▶ Written instruction
Reproduce the listing below in full and without alteration, apart from its pictures.

▶ Data excerpt

———

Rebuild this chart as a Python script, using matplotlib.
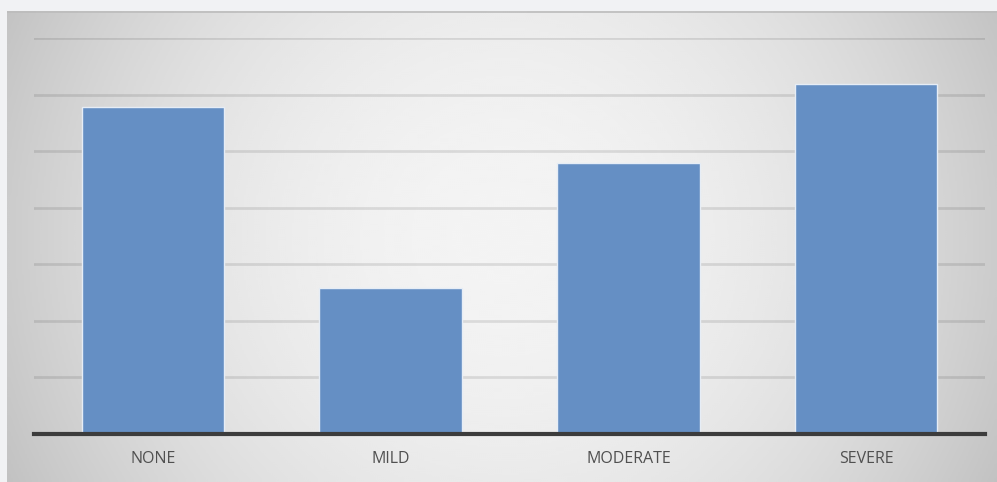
import numpy as np
import matplotlib
matplotlib.use("Agg")
import matplotlib.pyplot as plt

categories = ["NONE", "MILD", "MODERATE", "SEVERE"]
values = [5.78, 2.58, 4.79, 6.19]
grid_levels = [1, 2, 3, 4, 5, 6, 7]

W, H = 997, 482
fig = plt.figure(figsize=(W / 100, H / 100), dpi=100, facecolor="#f1f2f4")

# panel with a soft radial gradient (circular in pixel space)
px0, py0 = 7, 11
pw, ph = W - px0, H - py0
bg = fig.add_axes([px0 / W, 0, pw / W, ph / H])
ys, xs = np.mgrid[0:ph:2, 0:pw:2]
d = np.hypot(xs - pw * 0.5, ys - ph * 0.48) / 500.0
shade = 0.955 - 0.16 * d ** 2
bg.imshow(shade, cmap="gray", vmin=0, vmax=1, aspect="auto",
          extent=[0, 1, 0, 1], interpolation="bicubic")
bg.plot([0, 1], [0.997, 0.997], color="#bcbcbc", lw=1.2, transform=bg.transAxes)
bg.set_xlim(0, 1)
bg.set_ylim(0, 1)
bg.axis("off")

ax = fig.add_axes([34 / W, (H - 434) / H, 951 / W, 396 / H])
ax.patch.set_alpha(0)
x = np.arange(len(categories))
for g in grid_levels:
    ax.axhline(g, color="black", alpha=0.10, lw=2, zorder=1)
ax.bar(x, values, width=0.6, color="#658fc4", edgecolor="#e6edf6",
       linewidth=1.0, zorder=2)
ax.axhline(0, color="#3c3c3c", lw=3, zorder=3, clip_on=False)

ax.set_xlim(-0.5, 3.5)
ax.set_ylim(0, 7)
ax.set_xticks(x)
ax.set_xticklabels(categories, fontsize=11.5, color="#505050",
                   family=["Open Sans", "DejaVu Sans"])
ax.tick_params(axis="x", length=0, pad=12)
ax.set_yticks([])
for s in ax.spines.values():
    s.set_visible(False)

fig.savefig("out.png", dpi=100, facecolor=fig.get_facecolor())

———

▶ Full response
Rebuild this chart as a Python script, using matplotlib.
import numpy as np
import matplotlib
matplotlib.use("Agg")
import matplotlib.pyplot as plt

categories = ["NONE", "MILD", "MODERATE", "SEVERE"]
values = [5.78, 2.58, 4.79, 6.19]
grid_levels = [1, 2, 3, 4, 5, 6, 7]

W, H = 997, 482
fig = plt.figure(figsize=(W / 100, H / 100), dpi=100, facecolor="#f1f2f4")

# panel with a soft radial gradient (circular in pixel space)
px0, py0 = 7, 11
pw, ph = W - px0, H - py0
bg = fig.add_axes([px0 / W, 0, pw / W, ph / H])
ys, xs = np.mgrid[0:ph:2, 0:pw:2]
d = np.hypot(xs - pw * 0.5, ys - ph * 0.48) / 500.0
shade = 0.955 - 0.16 * d ** 2
bg.imshow(shade, cmap="gray", vmin=0, vmax=1, aspect="auto",
          extent=[0, 1, 0, 1], interpolation="bicubic")
bg.plot([0, 1], [0.997, 0.997], color="#bcbcbc", lw=1.2, transform=bg.transAxes)
bg.set_xlim(0, 1)
bg.set_ylim(0, 1)
bg.axis("off")

ax = fig.add_axes([34 / W, (H - 434) / H, 951 / W, 396 / H])
ax.patch.set_alpha(0)
x = np.arange(len(categories))
for g in grid_levels:
    ax.axhline(g, color="black", alpha=0.10, lw=2, zorder=1)
ax.bar(x, values, width=0.6, color="#658fc4", edgecolor="#e6edf6",
       linewidth=1.0, zorder=2)
ax.axhline(0, color="#3c3c3c", lw=3, zorder=3, clip_on=False)

ax.set_xlim(-0.5, 3.5)
ax.set_ylim(0, 7)
ax.set_xticks(x)
ax.set_xticklabels(categories, fontsize=11.5, color="#505050",
                   family=["Open Sans", "DejaVu Sans"])
ax.tick_params(axis="x", length=0, pad=12)
ax.set_yticks([])
for s in ax.spines.values():
    s.set_visible(False)

fig.savefig("out.png", dpi=100, facecolor=fig.get_facecolor())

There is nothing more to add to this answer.